In summary, Vietnam does not recognize trust in the international sense, but there are limited alternative mechanisms in some sectors.
4 – If Chinese investors want to set up a VIE structure, whether such structure is considered a nominee agreement?
VIE is a model commonly used in China. Accordingly, a foreign company (usually registered in the BVI or Cayman) sets up a 100% foreign-owned enterprise (WFOE) in China. The WFOE does not own shares directly, but signs many contracts (services, share pledges, options, etc.) to control and benefit economically from the Chinese companies.
This model helps Chinese companies in sectors that are limited to foreign capital (such as technology, education, media) to raise international capital and list abroad without violating ownership limits.
Diagram illustrating the special investment structure

In comparison with the nominee, VIE is also intended to overcome any restrictions on investment, however, the differences are: nominee only relies on one person, while VIE relies on a complex chain of contracts. China implicitly recognizes VIE, but basically does not accept nominee.
In Vietnam, some chains of pawnshops supported by Chinese investors have applied the VIE structure.

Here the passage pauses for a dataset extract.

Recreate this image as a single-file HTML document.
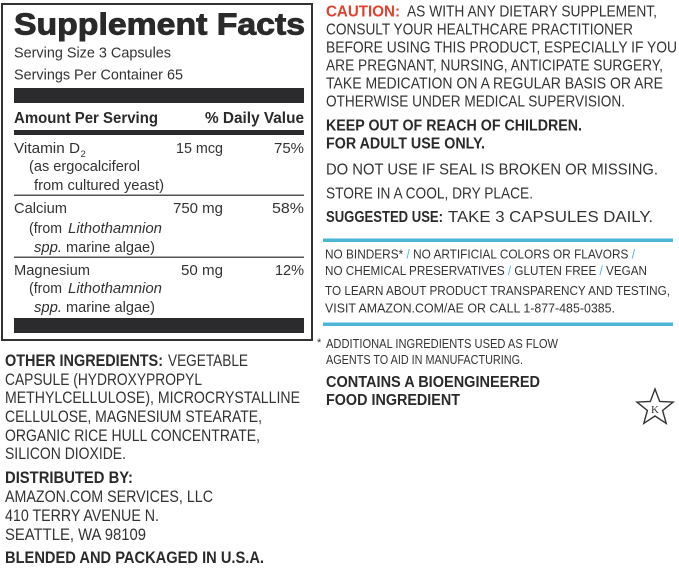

5 – How does Vietnamese law regulate nominees?
Vietnamese law currently does not provide specific regulations on the nominee mechanism. However, if the nominees are understood as the persons who have been recorded as the owners, but not the actual beneficiaries, and concurrently there are only implied agreements between the parties, which are not disclosed with any third party (especially any government authorities), then it can be determined that such form is not recognized by Vietnamese law.
The reason is that under Vietnamese law, ownership rights – explicitly represented by the names recorded in documents, which recognize ownership rights such as the Red Book or the Shareholder Registration Book – are absolute. That means the owners have full rights to such assets, and execution of agreements to waive such rights does not automatically give the actual beneficiaries the relevant legal status.